Este espacio se destina a reproducir testimonios de mujeres que sufrieron la violencia machista. Hoy habla Lucila, 38 años, es profesora de letras en la Universidad Nacional de Salta, docente de secundario e investigadora. (Gastón Iñiguez)
En nuestra cosmovisión y cultura andina post-colonial el Carnaval es un periodo de varios días donde reina el descontrol, el diablo sale a meter la cola en los asuntos “carnales” y todo se permite… total después de tanto bailongo, espuma, harinas y vino barato llega Abril con el santo perdón y las culpas quedan lavadas, los traspiés olvidados y ciertos deslices sepultados en una pila de botellas.
A Lucila la palabra Carnaval le trae malos recuerdos y un escozor que le corre por la piel cada vez que se acuerda y un profundo rechazo al que no pudo sobreponerse con los años.
Ella ya se dio cuenta desde los 11 años, esa etapa de transición de la tierna niñez a la adolescencia, que los cambios en su cuerpo atraían la mirada perversa de tipos más grandes, al punto tal de que había comenzado a usar remeras encimadas para que no se notara que usaba corpiño. De todas maneras, porque su cabeza seguía siendo la de una niña, no podía llegar a comprender del todo esa fijación que tienen los hombres.
Corría el año 1990, ella vivía con su familia en el barrio 20 de febrero a pocas cuadras del estadio Delmi. El carnaval que hasta hacía poco se venía realizando en la avenida Belgrano se había mudado recientemente a la calle Ibazeta por pedido de la incipiente “elite” salteña que estaba cansada de barrer los despojos del corso al día siguiente en sus anchas y costosas veredas.
El corso era algo nuevo en el barrio así que con una amiga (2 o 3 años más grande) decidieron asistir y dar unas vueltas antes de entrar para comprar unas cosas. Lucila recuerda con claridad que caminaban por calle Maipú y al dar la vuelta por una esquina muy oscura vieron aparecer un grupo de muchachos más grandes en edad que ellas; eran unos diez que venían vociferando con el carnaval en las venas.
Apenas vieron a las chicas comenzaron a gritarles groserías de todo tipo entonces Lucila y su amiga optaron por hacer el intento de bajar a la calle para esquivarlos.
Los muchachos se dividen y las interceptan, cuál jauría de lobos que ya divisaron la presa y entre risas e insultos ambas son manoseadas sin ningún pudor. Aquí Lucila hace la salvedad entre dos conceptos que suelen confundirse: NO nos tocaron la “cola”; nos metieron todas las manos en el CULO; fue casi como una violación grupal y así se sintió el abuso.
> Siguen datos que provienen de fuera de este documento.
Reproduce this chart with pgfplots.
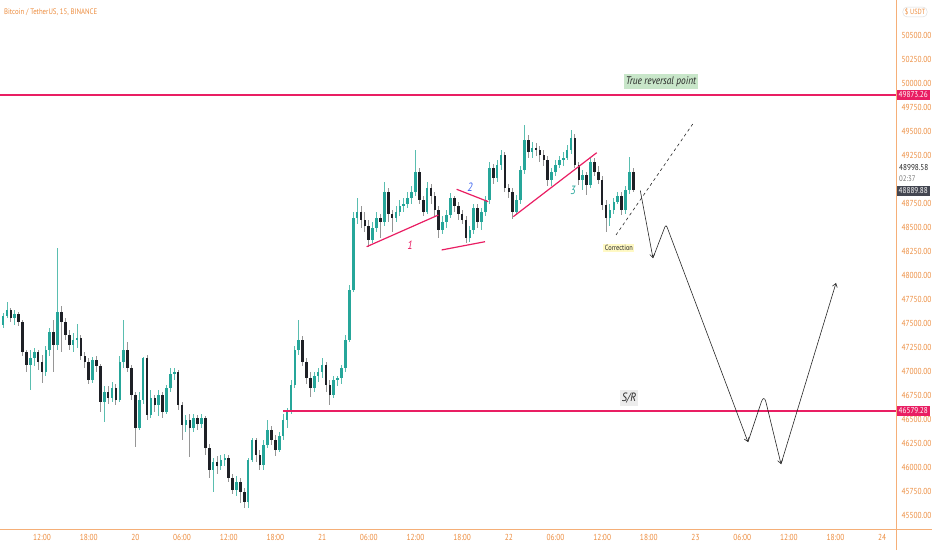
\documentclass[border=0pt]{standalone}
\usepackage{pgfplots}
\pgfplotsset{compat=1.18}
\usepackage{pgfplotstable}
\usepackage{fontspec}
\setmainfont{PT Sans}[FakeStretch=0.85]
\usetikzlibrary{arrows.meta}
\definecolor{upc}{RGB}{38,166,154}
\definecolor{dnc}{RGB}{30,32,38}
\definecolor{upw}{RGB}{90,190,176}
\definecolor{dnw}{RGB}{150,150,150}
\definecolor{crim}{RGB}{233,30,99}
\definecolor{tickc}{RGB}{236,140,62}
\definecolor{axl}{RGB}{245,175,120}
\definecolor{blue2}{RGB}{60,100,240}
\definecolor{greenbg}{RGB}{200,230,201}
\definecolor{graybg}{RGB}{236,236,236}
\definecolor{yellowbg}{RGB}{255,249,196}
\definecolor{lastbg}{RGB}{67,70,81}
\pgfplotstableread{
t o h l c
7.0 47479 47605 47448 47573
7.5 47573 47719 47552 47636
8.0 47636 47657 47511 47552
8.5 47552 47636 47479 47594
9.0 47594 47615 47469 47511
9.5 47511 47531 47156 47198
10.0 47198 47219 46990 47063
10.5 47063 47219 46802 47136
11.0 47136 47240 47052 47198
11.5 47198 47219 47011 47094
12.0 47094 47167 46875 46990
12.5 46990 47261 46949 47219
13.0 47219 47448 47156 47407
13.5 47407 47531 46990 47271
14.0 47271 48282 47219 47615
14.5 47615 47678 47198 47511
15.0 47511 47552 47323 47375
15.5 47375 47427 47219 47271
16.0 47271 47396 47198 47323
16.5 47323 47490 47240 47344
17.0 47344 47375 47115 47156
17.5 47156 47198 47032 47094
18.0 47094 47136 46865 46907
18.5 46907 47146 46875 47115
19.0 47115 47156 46990 47052
19.5 47052 47073 46573 46677
20.0 46677 46844 46469 46781
20.5 46781 46844 46657 46719
21.0 46719 46886 46677 46823
21.5 46823 46865 46646 46698
22.0 46698 47156 46677 47094
22.5 47094 47531 47032 47219
23.0 47219 47302 46990 47032
23.5 47032 47063 46698 46750
24.0 46750 46781 46209 46407
24.5 46407 46781 46386 46698
25.0 46698 47146 46657 47136
25.5 47136 47167 46490 46542
26.0 46542 46802 46511 46719
26.5 46719 46750 46573 46646
27.0 46646 46802 46532 46750
27.5 46750 46781 46511 46573
28.0 46573 46854 46552 46823
28.5 46823 47032 46781 46969
29.0 46969 47032 46907 46990
29.5 46990 47011 46594 46646
30.0 46646 46677 46282 46438
30.5 46438 46542 46365 46490
31.0 46490 46552 46104 46407
31.5 46407 46552 46365 46511
32.0 46511 46542 46386 46448
32.5 46448 46552 46407 46511
33.0 46511 46532 46125 46198
33.5 46198 46240 45886 45969
34.0 45969 46094 45740 46052
34.5 46052 46115 45927 46011
35.0 46011 46125 45969 46073
35.5 46073 46136 46011 46094
36.0 46094 46125 45844 45886
36.5 45886 45927 45719 45761
37.0 45761 45907 45698 45844
37.5 45844 45886 45625 45740
38.0 45740 45782 45573 45636
38.5 45636 46094 45573 46073
39.0 46073 46302 46052 46282
39.5 46282 46302 46052 46125
40.0 46125 46177 45969 46021
40.5 46021 46282 45969 46229
41.0 46229 46490 46198 46386
41.5 46386 46427 46229 46282
42.0 46282 46334 46115 46177
42.5 46177 46365 46156 46323
43.0 46323 46552 46282 46490
43.5 46490 46615 46407 46573
44.0 46573 46907 46552 46854
44.5 46854 47261 46823 47219
45.0 47219 47531 47167 47323
45.5 47323 47365 47052 47094
46.0 47094 47136 46865 46927
46.5 46927 46990 46729 46823
47.0 46823 46990 46781 46949
47.5 46949 47032 46886 46990
48.0 46990 47136 46927 47063
48.5 47063 47094 46781 46854
49.0 46854 46907 46646 46750
49.5 46750 46949 46719 46907
50.0 46907 46949 46844 46927
50.5 46927 47063 46865 47032
51.0 47032 47375 46990 47323
51.5 47323 47896 47302 47844
52.0 47844 48657 47823 48594
52.5 48594 48803 48532 48657
53.0 48657 48719 48490 48573
53.5 48573 48657 48448 48511
54.0 48511 48573 48292 48365
54.5 48365 48552 48334 48490
55.0 48490 48657 48448 48594
55.5 48594 48636 48386 48552
56.0 48552 48969 48511 48865
56.5 48865 48907 48552 48636
57.0 48636 48677 48448 48594
57.5 48594 48719 48552 48657
58.0 48657 48782 48615 48719
58.5 48719 48803 48657 48740
59.0 48740 48865 48698 48803
59.5 48803 48928 48740 48865
60.0 48865 49302 48823 49073
60.5 49073 49115 48740 48782
61.0 48782 48823 48615 48657
61.5 48657 48969 48636 48907
62.0 48907 48948 48740 48823
62.5 48823 48865 48615 48677
63.0 48677 48719 48386 48469
63.5 48469 48615 48427 48552
64.0 48552 48677 48490 48625
64.5 48625 48855 48594 48803
65.0 48803 48823 48657 48719
65.5 48719 48761 48573 48636
66.0 48636 48677 48532 48573
66.5 48573 48615 48334 48386
67.0 48386 48511 48344 48469
67.5 48469 48740 48427 48698
68.0 48698 48740 48490 48552
68.5 48552 48698 48469 48657
69.0 48657 48823 48615 48782
69.5 48782 49177 48740 49115
70.0 49115 49157 48948 49011
70.5 49011 49198 48969 49146
71.0 49146 49302 49094 49250
71.5 49250 49281 48865 48907
72.0 48907 48948 48803 48865
72.5 48865 48907 48584 48657
73.0 48657 48834 48636 48782
73.5 48782 49136 48740 49094
74.0 49094 49563 49052 49406
74.5 49406 49459 49219 49282
75.0 49282 49386 49219 49323
75.5 49323 49375 49240 49302
76.0 49302 49344 49177 49250
76.5 49250 49302 49136 49198
77.0 49198 49240 48928 48990
77.5 48990 49115 48928 49073
78.0 49073 49198 49032 49146
78.5 49146 49240 49115 49198
79.0 49198 49281 49136 49219
79.5 49219 49354 49198 49302
80.0 49302 49511 49261 49427
80.5 49427 49469 49115 49146
81.0 49146 49177 48938 48990
81.5 48990 49094 48886 49042
82.0 49042 49073 48834 48938
82.5 48938 49229 48907 49177
83.0 49177 49219 49032 49073
83.5 49073 49136 48948 48990
84.0 48990 49032 48677 48730
84.5 48730 48782 48448 48594
85.0 48594 48740 48511 48677
85.5 48677 48803 48636 48761
86.0 48761 48865 48740 48823
86.5 48823 48865 48625 48677
87.0 48677 48928 48636 48886
87.5 48886 49229 48844 49073
88.0 49073 49115 48865 48890
}\candles
\begin{document}
\begin{tikzpicture}
\begin{axis}[name=ax, at={(0,0)}, anchor=south west,
  scale only axis, width=896pt, height=529pt,
  xmin=6.6, xmax=121.77, ymin=45354, ymax=50865,
  axis line style={draw=none},
  major tick length=0pt,
  xtick={12,18,...,120},
  xticklabels={12:00,18:00,20,06:00,12:00,18:00,21,06:00,12:00,18:00,22,06:00,12:00,18:00,23,06:00,12:00,18:00,24},
  ytick={45500,45750,46000,46250,46500,46750,47000,47250,47500,47750,48000,48250,48500,48750,49250,49500,49750,50000,50250,50500},
  yticklabel pos=right,
  scaled y ticks=false,
  /pgf/number format/assume math mode=true,
  yticklabel={\pgfmathprintnumber[fixed,fixed zerofill,precision=2,1000 sep={}]{\tick}},
  tick label style={font=\fontsize{8.7}{9}\selectfont, text=tickc},
  yticklabel style={anchor=west, xshift=2pt},
  xticklabel style={yshift=-2pt},
  clip=false,
]
% wicks
\addplot[draw=none, mark=none, forget plot,
  restrict expr to domain={\thisrow{c}-\thisrow{o}}{0:100000},
  error bars/.cd, y dir=both, y explicit, error mark=none,
  error bar style={draw=upw, solid, line width=0.9pt}]
  table[x=t, y expr=(\thisrow{h}+\thisrow{l})/2, y error expr=(\thisrow{h}-\thisrow{l})/2] {\candles};
\addplot[draw=none, mark=none, forget plot,
  restrict expr to domain={\thisrow{o}-\thisrow{c}}{0.5:100000},
  error bars/.cd, y dir=both, y explicit, error mark=none,
  error bar style={draw=dnw, solid, line width=0.9pt}]
  table[x=t, y expr=(\thisrow{h}+\thisrow{l})/2, y error expr=(\thisrow{h}-\thisrow{l})/2] {\candles};
% bodies
\addplot[draw=none, mark=none, forget plot,
  restrict expr to domain={\thisrow{c}-\thisrow{o}}{0:100000},
  error bars/.cd, y dir=both, y explicit, error mark=none,
  error bar style={draw=upc, solid, line width=2.6pt}]
  table[x=t, y expr=(\thisrow{o}+\thisrow{c})/2, y error expr={max(abs(\thisrow{c}-\thisrow{o})/2,6)}] {\candles};
\addplot[draw=none, mark=none, forget plot,
  restrict expr to domain={\thisrow{o}-\thisrow{c}}{0.5:100000},
  error bars/.cd, y dir=both, y explicit, error mark=none,
  error bar style={draw=dnc, solid, line width=2.6pt}]
  table[x=t, y expr=(\thisrow{o}+\thisrow{c})/2, y error expr={max(abs(\thisrow{c}-\thisrow{o})/2,6)}] {\candles};
% horizontal levels
\addplot[crim, line width=2pt, forget plot] coordinates {(6.6,49873.26) (121.77,49873.26)};
\addplot[crim, line width=2pt, forget plot] coordinates {(43.0,46579.28) (121.77,46579.28)};
% trend lines
\addplot[crim, line width=1.2pt, forget plot] coordinates {(53.73,48295) (62.94,48625)};
\addplot[crim, line width=1.2pt, forget plot] coordinates {(65.30,48893) (69.36,48764)};
\addplot[crim, line width=1.2pt, forget plot] coordinates {(63.37,48261) (68.94,48347)};
\addplot[crim, line width=1.2pt, forget plot] coordinates {(72.58,48608) (83.30,49274)};
% dashed projection
\addplot[black!85, line width=0.6pt, dash pattern=on 3pt off 3pt, forget plot] coordinates {(85.78,48417) (95.64,49573)};
% projected path
\addplot[black!85, line width=0.6pt, forget plot, -{Straight Barb[length=3.5pt,width=5pt]}] coordinates {(88.9,48880) (90.53,48177)};
\addplot[black!85, line width=0.6pt, forget plot, rounded corners=3pt, -{Straight Barb[length=3.5pt,width=5pt]}] coordinates {(90.53,48177) (92.2,48530) (102.74,46261)};
\addplot[black!85, line width=0.6pt, forget plot, rounded corners=8pt, -{Straight Barb[length=3.5pt,width=5pt]}] coordinates {(102.74,46261) (104.8,46760) (106.99,46031)};
\addplot[black!85, line width=0.6pt, forget plot, -{Straight Barb[length=3.5pt,width=5pt]}] coordinates {(106.99,46031) (114.06,47917)};
% labels
\node[font=\itshape\fontsize{12}{14}\selectfont, text=crim] at (axis cs:59.3,48313) {1};
\node[font=\itshape\fontsize{12}{14}\selectfont, text=blue2] at (axis cs:67.0,48917) {2};
\node[font=\itshape\fontsize{12}{14}\selectfont, text=upc] at (axis cs:80.25,48886) {3};
\node[fill=greenbg, text=black!85, font=\itshape\fontsize{11}{12}\selectfont, inner xsep=2pt, inner ysep=2.5pt] at (axis cs:91.56,50011) {True reversal point};
\node[fill=graybg, text=black!85, font=\itshape\fontsize{12}{13}\selectfont, inner xsep=2pt, inner ysep=2.5pt] at (axis cs:87.45,46719) {S/R};
\node[fill=yellowbg, text=black!85, font=\fontsize{7.5}{8}\selectfont, inner xsep=1.5pt, inner ysep=1.5pt] at (axis cs:86.16,48282) {Correction};
\end{axis}
\begin{scope}[shift={(ax.south west)}]
\draw[axl, line width=0.8pt] (0,0) -- (932pt,0);
\draw[axl, line width=0.8pt] (896pt,-21pt) -- (896pt,529pt);
\node[anchor=west, text=tickc, font=\fontsize{8}{9}\selectfont, inner sep=0pt] at (4pt,517pt) {Bitcoin / TetherUS, 15, BINANCE};
\node[draw=black!15, rounded corners=4pt, text=tickc, font=\fontsize{7.5}{8}\selectfont, inner xsep=2pt, inner ysep=1.5pt] at (915pt,517pt) {\$ USDT};
\node[anchor=west, fill=crim, text=white, font=\fontsize{8.5}{9}\selectfont, inner xsep=2pt, inner ysep=2pt] at (896.5pt,434pt) {49873.26};
\node[anchor=west, fill=crim, text=white, font=\fontsize{8.5}{9}\selectfont, inner xsep=2pt, inner ysep=2pt] at (896.5pt,118pt) {46579.28};
\node[anchor=west, text=black!85, font=\fontsize{8.5}{9}\selectfont, inner xsep=2pt, inner ysep=0pt] at (897pt,361pt) {48998.58};
\node[anchor=west, text=black!55, font=\fontsize{8}{9}\selectfont, inner xsep=2pt, inner ysep=0pt] at (897pt,350pt) {02:37};
\node[anchor=west, fill=lastbg, text=white, font=\fontsize{8.5}{9}\selectfont, inner xsep=2pt, inner ysep=2pt] at (896.5pt,338pt) {48889.88};
\end{scope}
\pgfresetboundingbox
\path[use as bounding box] (ax.south west) ++(0,-21pt) rectangle ++(932pt,550pt);
\end{tikzpicture}
\end{document}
Después de lo ocurrido el grupo de mal llamados “varones” siguió camino en dirección al corso y se despidieron de las chicas entre risotadas y empujones de camaradería; como un equipo de fútbol que acaba de ganar un kilo de asado y el litro de fernet como gran premio a un partido entre amigos.
Lucila cuenta que ambas quedaron completamente paralizadas y por supuesto no fueron al corso. No podían entender del todo ni verbalizar lo que les había acabado de ocurrir.
En esa época no se usaba contarle a nadie si te pasaba algo así en la calle y Lucila recuerda muy bien las enseñanzas que le habían inculcado desde pequeña; tener cuidado con los hombres, no hay que decirles nada, si te gritan algo en la calle pasa derechita mirando al frente, mirá que si les gritas quizás se enojen más. No le contestes jamás a un tipo que puede ser peor.
Las claras instrucciones instauradas por el patriarcado en nuestra cultura para mantener a la mujer sumisa y al hombre en un falso pedestal de poder. Además si alguien se enteraba que te había pasado algo así era una vergüenza, una mancha con la que tenías que vivir siempre.
A los días de lo sucedido Lucila se vuelve a reunir con su amiga y esta le confiesa que estaría bueno ir al corso… pero después de pensarlo un momento recapacita y le dice… mejor no, porque ahí te tocan la cola.